Os versos de quem morre. Sem testamento. Um corpo iludido. Uma alma à procura. E escritos bailando sobre a cama. Lugar sem pertencer. Rastros do estrangeiro. Abandono. Calor. Vespeiro. Tudo dito contra si. Vazio imenso. Um acorde ao vento para devastar a cruel lembrança de um amor que não veio. E no peso disso: fé.

A divindade é assim.

Desencanto

Eu faço versos como quem chora
De desalento. . . de desencanto. . .
Fecha o meu livro, se por agora
Não tens motivo nenhum de pranto.


Meu verso é sangue. Volúpia ardente. . .
Tristeza esparsa... remorso vão...
Dói-me nas veias. Amargo e quente,
Cai, gota a gota, do coração.


E nestes versos de angústia rouca,
Assim dos lábios a vida corre,
Deixando um acre sabor na boca.


- Eu faço versos como quem morre.

Teresópolis, 1912.

segunda-feira, 2 de maio de 2011

Billie Holiday



Inteira. Me chega em dias de turbulência, nessa fatídica hora de perder energia criativa por nada. Ela em vibratos, em nome da guerra que acorda dentro de mim e eu saio me debatendo em muros, nos escorados em restos-alimento da mediocridade. Ela que enfeitiça de grandeza e dor: sua musicalidade. Me arde reflexões. O dessentido de existir sem. E o que falta é fundamentalmente imaterial. O rasgo daquela voz é o modelo maior para qualquer canção. Mas a força daquilo é o impreciso toque da emoção que cria noites e dias na audição de qualquer vivente. Ela acende a sensibilidade dos brutos e arranha profundamente a fragilidade dos sensíveis. A fragilidade sem fraqueza dos que comungam com ela: a beleza de ser... E, às vezes, superior aos outros.

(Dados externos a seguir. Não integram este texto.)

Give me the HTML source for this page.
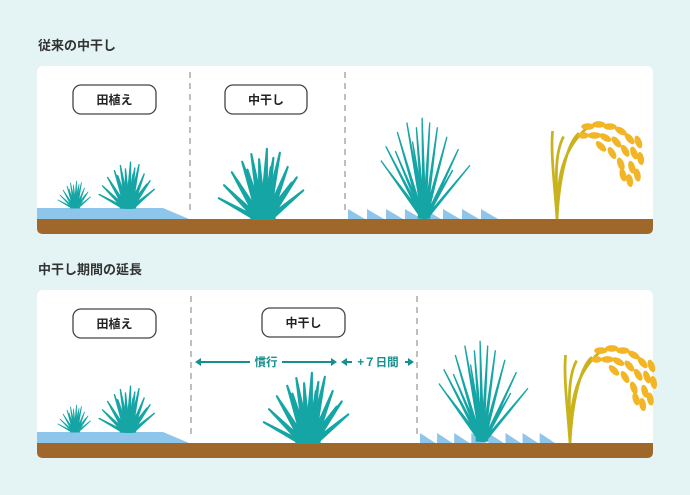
<!DOCTYPE html>
<html><head><meta charset="utf-8"><style>
body{margin:0;background:#e4f4f4;}
svg{display:block}
text{font-family:"Liberation Sans","Noto Sans CJK JP",sans-serif;font-weight:bold}
</style></head><body>
<svg width="690" height="495" viewBox="0 0 690 495" xmlns="http://www.w3.org/2000/svg">
<defs>
<g id="tuft" fill="#16a5a5" stroke="#16a5a5" stroke-width="1.6" stroke-linejoin="round">
<path d="M-9,0 L-5,-26 L5,-26 L9,0Z"/>
<path d="M-6,0 L-30,-26 L-1,0Z"/><path d="M-5,0 L-24,-36 L0,0Z"/>
<path d="M-4,0 L-16,-44 L1,0Z"/><path d="M-3,0 L-9,-50 L2,0Z"/>
<path d="M-3,0 L-3,-46 L2,0Z"/><path d="M-2,0 L3,-54 L3,0Z"/>
<path d="M-1,0 L8,-47 L4,0Z"/><path d="M0,0 L13,-51 L5,0Z"/>
<path d="M1,0 L19,-40 L6,0Z"/><path d="M1,0 L26,-32 L6,0Z"/>
<path d="M2,0 L31,-22 L7,0Z"/><path d="M-7,0 L-34,-16 L-2,0Z"/>
<path d="M-3,0 L-12,-38 L1,0Z"/><path d="M0,0 L6,-40 L4,0Z"/>
<path d="M-4,0 L-20,-30 L0,0Z"/><path d="M0,0 L22,-28 L5,0Z"/>
</g>
<g id="big" fill="#16a5a5" stroke="#16a5a5" stroke-width="1.4" stroke-linejoin="round">
<path d="M-6,0 L-4,-30 L4,-30 L6,0Z"/>
<path d="M-3,0 L-45,-60 L-1,0Z"/><path d="M-3,0 L-40,-75 L0,0Z"/>
<path d="M-3,0 L-28,-90 L0,0Z"/><path d="M-2,0 L-18,-100 L1,0Z"/>
<path d="M-2,0 L-8,-95 L1,0Z"/><path d="M-1,0 L-2,-105 L2,0Z"/>
<path d="M-1,0 L6,-100 L2,0Z"/><path d="M0,0 L14,-95 L3,0Z"/>
<path d="M0,0 L24,-85 L3,0Z"/><path d="M1,0 L36,-72 L4,0Z"/>
<path d="M1,0 L48,-55 L4,0Z"/><path d="M-2,0 L-30,-70 L1,0Z"/>
<path d="M0,0 L20,-70 L3,0Z"/><path d="M-1,0 L-12,-80 L2,0Z"/>
<path d="M-2,0 L-36,-48 L1,0Z"/><path d="M0,0 L30,-50 L3,0Z"/>
</g>
<g id="saw" fill="#8ec5ea">
<path d="M0,0 L0,-10 L17,0Z"/><path d="M19,0 L19,-10 L36,0Z"/><path d="M38,0 L38,-10 L55,0Z"/><path d="M57,0 L57,-10 L74,0Z"/>
<path d="M76,0 L76,-10 L93,0Z"/><path d="M95,0 L95,-10 L112,0Z"/><path d="M114,0 L114,-10 L131,0Z"/><path d="M133,0 L133,-10 L150,0Z"/>
</g>
<g id="rice">
<path d="M0,0 C-2,-30 -6,-60 -4,-80 M0,0 C0,-35 4,-65 30,-85 M0,0 C2,-40 10,-70 20,-78 M0,0 C-1,-40 -2,-60 6,-75" stroke="#c9b21c" stroke-width="2.5" fill="none"/>
<g fill="#f2b525">
<ellipse cx="28" cy="-84" rx="6" ry="3"/><ellipse cx="38" cy="-86" rx="6" ry="3"/><ellipse cx="48" cy="-84" rx="6" ry="3"/>
<ellipse cx="58" cy="-80" rx="6" ry="3" transform="rotate(30 58 -80)"/><ellipse cx="66" cy="-73" rx="6" ry="3" transform="rotate(50 66 -73)"/>
<ellipse cx="34" cy="-76" rx="6" ry="3"/><ellipse cx="44" cy="-74" rx="6" ry="3" transform="rotate(30 44 -74)"/>
<ellipse cx="54" cy="-70" rx="6" ry="3" transform="rotate(50 54 -70)"/><ellipse cx="62" cy="-62" rx="6" ry="3" transform="rotate(60 62 -62)"/>
<ellipse cx="70" cy="-60" rx="6" ry="3" transform="rotate(70 70 -60)"/><ellipse cx="50" cy="-60" rx="6" ry="3" transform="rotate(60 50 -60)"/>
<ellipse cx="58" cy="-50" rx="6" ry="3" transform="rotate(70 58 -50)"/><ellipse cx="68" cy="-47" rx="6" ry="3" transform="rotate(75 68 -47)"/>
<ellipse cx="66" cy="-35" rx="6" ry="3" transform="rotate(80 66 -35)"/><ellipse cx="40" cy="-66" rx="6" ry="3" transform="rotate(45 40 -66)"/>
<ellipse cx="24" cy="-76" rx="5" ry="3"/><ellipse cx="74" cy="-70" rx="6" ry="3" transform="rotate(70 74 -70)"/>
<ellipse cx="60" cy="-40" rx="6" ry="3" transform="rotate(75 60 -40)"/><ellipse cx="76" cy="-55" rx="6" ry="3" transform="rotate(80 76 -55)"/>
<ellipse cx="73" cy="-40" rx="6" ry="3" transform="rotate(80 73 -40)"/>
</g></g>
</defs>

<text x="38" y="50" font-size="13" fill="#333">従来の中干し</text>
<rect x="37" y="66" width="616" height="168" rx="6" fill="#fff"/>
<path d="M37,208 L163,208 L189,219 L37,219Z" fill="#8ec5ea"/>
<path d="M37,219 H653 V228 Q653,234 647,234 H43 Q37,234 37,228Z" fill="#a0672a"/>
<line x1="190" y1="72" x2="190" y2="214" stroke="#aaa" stroke-width="1.5" stroke-dasharray="6,5"/>
<line x1="345" y1="72" x2="345" y2="214" stroke="#aaa" stroke-width="1.5" stroke-dasharray="6,5"/>
<rect x="73" y="85" width="83" height="29" rx="8" fill="#fff" stroke="#444" stroke-width="1.3"/>
<text x="114.5" y="104" font-size="12" text-anchor="middle" fill="#222">田植え</text>
<rect x="225" y="85" width="82" height="29" rx="8" fill="#fff" stroke="#444" stroke-width="1.3"/>
<text x="266" y="104" font-size="12" text-anchor="middle" fill="#222">中干し</text>
<use href="#tuft" transform="translate(75,208) scale(0.5)"/>
<use href="#tuft" transform="translate(128,208) scale(0.85)"/>
<use href="#tuft" transform="translate(263,219) scale(1.3)"/>
<use href="#saw" transform="translate(348,219)"/>
<use href="#big" transform="translate(424,218) scale(0.95)"/>
<use href="#rice" transform="translate(557,219) scale(1.1)"/>

<text x="38" y="274" font-size="13" fill="#333">中干し期間の延長</text>
<rect x="37" y="290" width="616" height="168" rx="6" fill="#fff"/>
<path d="M37,432 L163,432 L189,443 L37,443Z" fill="#8ec5ea"/>
<path d="M37,443 H653 V452 Q653,458 647,458 H43 Q37,458 37,452Z" fill="#a0672a"/>
<line x1="191" y1="296" x2="191" y2="438" stroke="#aaa" stroke-width="1.5" stroke-dasharray="6,5"/>
<line x1="417" y1="296" x2="417" y2="438" stroke="#aaa" stroke-width="1.5" stroke-dasharray="6,5"/>
<rect x="73" y="309" width="83" height="29" rx="8" fill="#fff" stroke="#444" stroke-width="1.3"/>
<text x="114.5" y="328" font-size="12" text-anchor="middle" fill="#222">田植え</text>
<rect x="262" y="308" width="83" height="29" rx="8" fill="#fff" stroke="#444" stroke-width="1.3"/>
<text x="303.5" y="327" font-size="12" text-anchor="middle" fill="#222">中干し</text>
<g stroke="#168f8f" stroke-width="2" fill="#168f8f">
<line x1="198" y1="362" x2="250" y2="362"/><line x1="282" y1="362" x2="333" y2="362"/>
<line x1="345" y1="362" x2="352" y2="362"/><line x1="405" y1="362" x2="410" y2="362"/>
</g>
<g fill="#168f8f">
<path d="M195,362 L201,358 L201,366Z"/><path d="M337,362 L331,358 L331,366Z"/>
<path d="M341,362 L347,358 L347,366Z"/><path d="M414,362 L408,358 L408,366Z"/>
</g>
<text x="266" y="366" font-size="11.5" text-anchor="middle" fill="#168f8f">慣行</text>
<text x="378" y="366" font-size="11.5" text-anchor="middle" fill="#168f8f">+７日間</text>
<use href="#tuft" transform="translate(308,443) scale(1.3)"/>
<use href="#tuft" transform="translate(75,432) scale(0.5)"/>
<use href="#tuft" transform="translate(128,432) scale(0.85)"/>
<use href="#saw" transform="translate(420,443) scale(0.9,1)"/>
<use href="#big" transform="translate(482,441) scale(0.95)"/>
<use href="#rice" transform="translate(570,443) scale(1.1)"/>
</svg>
</body></html>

Largamente. A voz que faz doer mas inibe o medo. Tortura de ânsia e põe o corpo para sentir explosões de desejo, de querer. Eu quero. Meio trompete e saxofone: instrumento humano. Mulher. Nada antes ou depois dela. Nenhum detalhe de mortalidade ou efemeridade. Ali é a deusa da música humanizada: a cara negra mais linda, na voz mais linda, na história dura dos gênios... Eu quero ter um corpo sob o meu nas récitas libidinais desta diva estadunidense. Cavalgar o amor tendo a voz dela me arranhando as costas e os tímpanos. Quero repetir o que foi felicidade. Segurar a pedra e estar inteiro sobre ela. Muitas récitas e o fazer amor deixando a mediocridade para bem longe de mim.